STATED TASK:
Take every line from the first down to the line with "(0,0) rectangle (1073,799);" and set it down exactly, without the pictures.

COLLECTED DATA:
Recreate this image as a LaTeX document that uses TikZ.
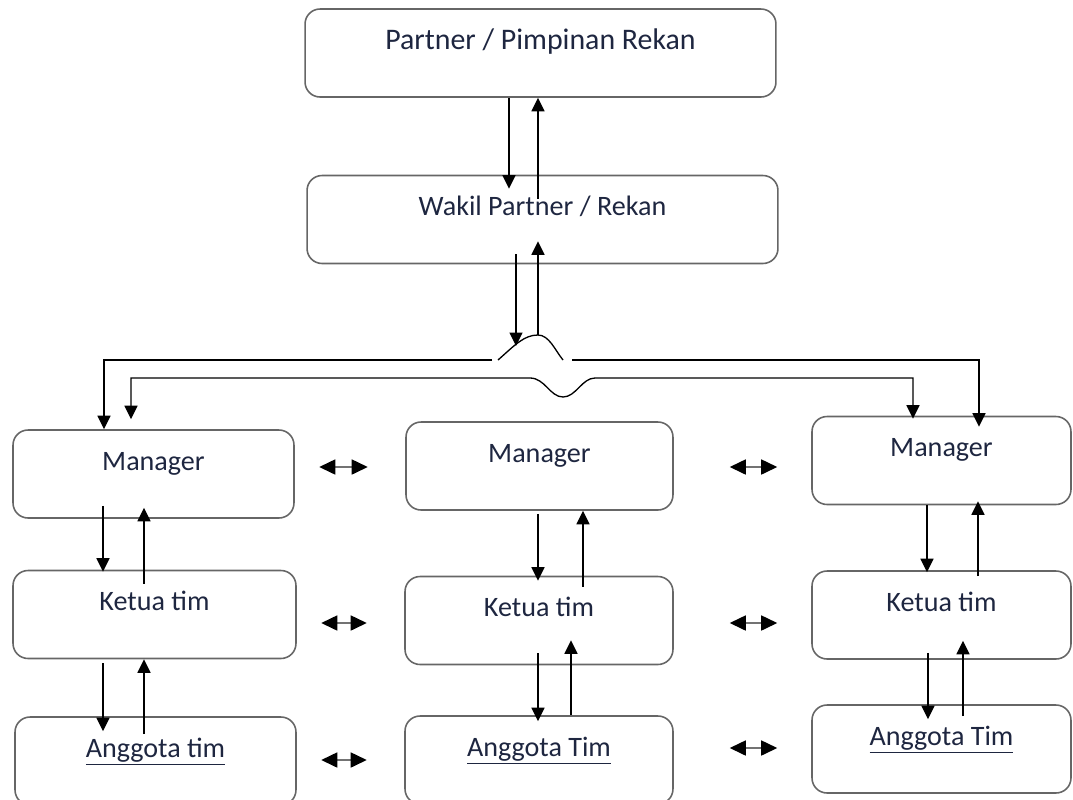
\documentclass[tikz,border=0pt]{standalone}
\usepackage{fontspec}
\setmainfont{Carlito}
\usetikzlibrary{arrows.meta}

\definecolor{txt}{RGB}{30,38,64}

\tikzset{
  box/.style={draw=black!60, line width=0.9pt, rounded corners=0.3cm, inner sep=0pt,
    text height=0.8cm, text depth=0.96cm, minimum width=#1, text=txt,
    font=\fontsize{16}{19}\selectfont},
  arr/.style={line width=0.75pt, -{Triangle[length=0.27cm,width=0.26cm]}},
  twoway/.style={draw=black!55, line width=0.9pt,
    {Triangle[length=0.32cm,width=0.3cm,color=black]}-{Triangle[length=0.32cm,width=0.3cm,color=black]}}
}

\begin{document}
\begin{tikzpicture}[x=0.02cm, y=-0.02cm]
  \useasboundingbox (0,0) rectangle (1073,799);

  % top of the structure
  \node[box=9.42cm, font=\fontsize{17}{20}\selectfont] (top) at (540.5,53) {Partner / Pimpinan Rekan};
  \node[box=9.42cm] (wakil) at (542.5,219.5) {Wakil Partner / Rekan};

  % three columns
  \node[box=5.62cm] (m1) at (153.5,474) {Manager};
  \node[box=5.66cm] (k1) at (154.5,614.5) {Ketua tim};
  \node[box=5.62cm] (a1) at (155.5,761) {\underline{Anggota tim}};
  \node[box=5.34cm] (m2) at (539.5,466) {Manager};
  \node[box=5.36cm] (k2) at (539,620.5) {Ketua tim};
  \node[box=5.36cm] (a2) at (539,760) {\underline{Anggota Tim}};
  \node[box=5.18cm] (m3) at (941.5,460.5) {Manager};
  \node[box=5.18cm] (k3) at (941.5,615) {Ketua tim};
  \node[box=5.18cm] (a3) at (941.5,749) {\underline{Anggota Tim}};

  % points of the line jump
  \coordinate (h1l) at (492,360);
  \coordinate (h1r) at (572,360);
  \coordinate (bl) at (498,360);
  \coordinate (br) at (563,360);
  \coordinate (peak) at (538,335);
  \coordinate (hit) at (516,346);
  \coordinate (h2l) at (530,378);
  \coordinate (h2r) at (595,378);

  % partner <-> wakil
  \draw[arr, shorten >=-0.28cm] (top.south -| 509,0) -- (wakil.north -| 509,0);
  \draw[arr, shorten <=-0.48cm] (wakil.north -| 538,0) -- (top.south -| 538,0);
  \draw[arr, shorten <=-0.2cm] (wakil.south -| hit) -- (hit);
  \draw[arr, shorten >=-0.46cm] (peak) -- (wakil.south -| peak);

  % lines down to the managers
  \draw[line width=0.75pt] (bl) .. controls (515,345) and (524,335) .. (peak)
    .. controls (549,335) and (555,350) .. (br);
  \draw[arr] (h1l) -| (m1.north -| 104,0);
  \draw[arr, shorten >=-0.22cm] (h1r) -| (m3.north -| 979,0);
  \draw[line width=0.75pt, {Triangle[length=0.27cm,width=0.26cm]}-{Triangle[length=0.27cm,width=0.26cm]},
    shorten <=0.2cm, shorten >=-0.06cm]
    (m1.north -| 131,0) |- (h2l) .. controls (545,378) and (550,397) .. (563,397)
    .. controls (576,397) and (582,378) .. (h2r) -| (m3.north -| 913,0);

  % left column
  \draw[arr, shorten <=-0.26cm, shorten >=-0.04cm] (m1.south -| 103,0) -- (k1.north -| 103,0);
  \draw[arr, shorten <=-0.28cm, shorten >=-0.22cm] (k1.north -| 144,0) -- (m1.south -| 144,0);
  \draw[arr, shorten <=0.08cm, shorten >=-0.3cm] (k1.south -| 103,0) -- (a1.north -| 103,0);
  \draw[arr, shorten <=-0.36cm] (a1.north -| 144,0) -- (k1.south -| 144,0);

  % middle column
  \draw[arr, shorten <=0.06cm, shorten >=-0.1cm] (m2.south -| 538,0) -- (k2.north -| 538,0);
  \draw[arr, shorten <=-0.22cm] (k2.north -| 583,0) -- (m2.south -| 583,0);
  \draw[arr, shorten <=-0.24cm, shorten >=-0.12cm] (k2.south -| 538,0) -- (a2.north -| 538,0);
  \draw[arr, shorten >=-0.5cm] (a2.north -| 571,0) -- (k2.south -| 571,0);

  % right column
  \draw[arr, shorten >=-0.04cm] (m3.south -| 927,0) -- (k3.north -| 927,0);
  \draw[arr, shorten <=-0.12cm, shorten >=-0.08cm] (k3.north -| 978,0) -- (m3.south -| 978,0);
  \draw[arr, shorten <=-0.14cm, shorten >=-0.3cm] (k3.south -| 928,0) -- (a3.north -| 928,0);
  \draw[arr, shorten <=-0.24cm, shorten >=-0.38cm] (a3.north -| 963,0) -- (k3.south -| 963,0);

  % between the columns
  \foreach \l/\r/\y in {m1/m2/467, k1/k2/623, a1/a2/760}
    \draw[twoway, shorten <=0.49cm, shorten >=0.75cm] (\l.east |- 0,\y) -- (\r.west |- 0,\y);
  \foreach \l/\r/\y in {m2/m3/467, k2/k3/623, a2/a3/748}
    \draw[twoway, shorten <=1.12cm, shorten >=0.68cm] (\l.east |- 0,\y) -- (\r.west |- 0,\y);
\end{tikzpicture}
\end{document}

SOLUTION FOR THIS PROBLEM:
Recreate this image as a LaTeX document that uses TikZ.
\documentclass[tikz,border=0pt]{standalone}
\usepackage{fontspec}
\setmainfont{Carlito}
\usetikzlibrary{arrows.meta}

\definecolor{txt}{RGB}{30,38,64}

\tikzset{
  box/.style={draw=black!60, line width=0.9pt, rounded corners=0.3cm, inner sep=0pt,
    text height=0.8cm, text depth=0.96cm, minimum width=#1, text=txt,
    font=\fontsize{16}{19}\selectfont},
  arr/.style={line width=0.75pt, -{Triangle[length=0.27cm,width=0.26cm]}},
  twoway/.style={draw=black!55, line width=0.9pt,
    {Triangle[length=0.32cm,width=0.3cm,color=black]}-{Triangle[length=0.32cm,width=0.3cm,color=black]}}
}

\begin{document}
\begin{tikzpicture}[x=0.02cm, y=-0.02cm]
  \useasboundingbox (0,0) rectangle (1073,799);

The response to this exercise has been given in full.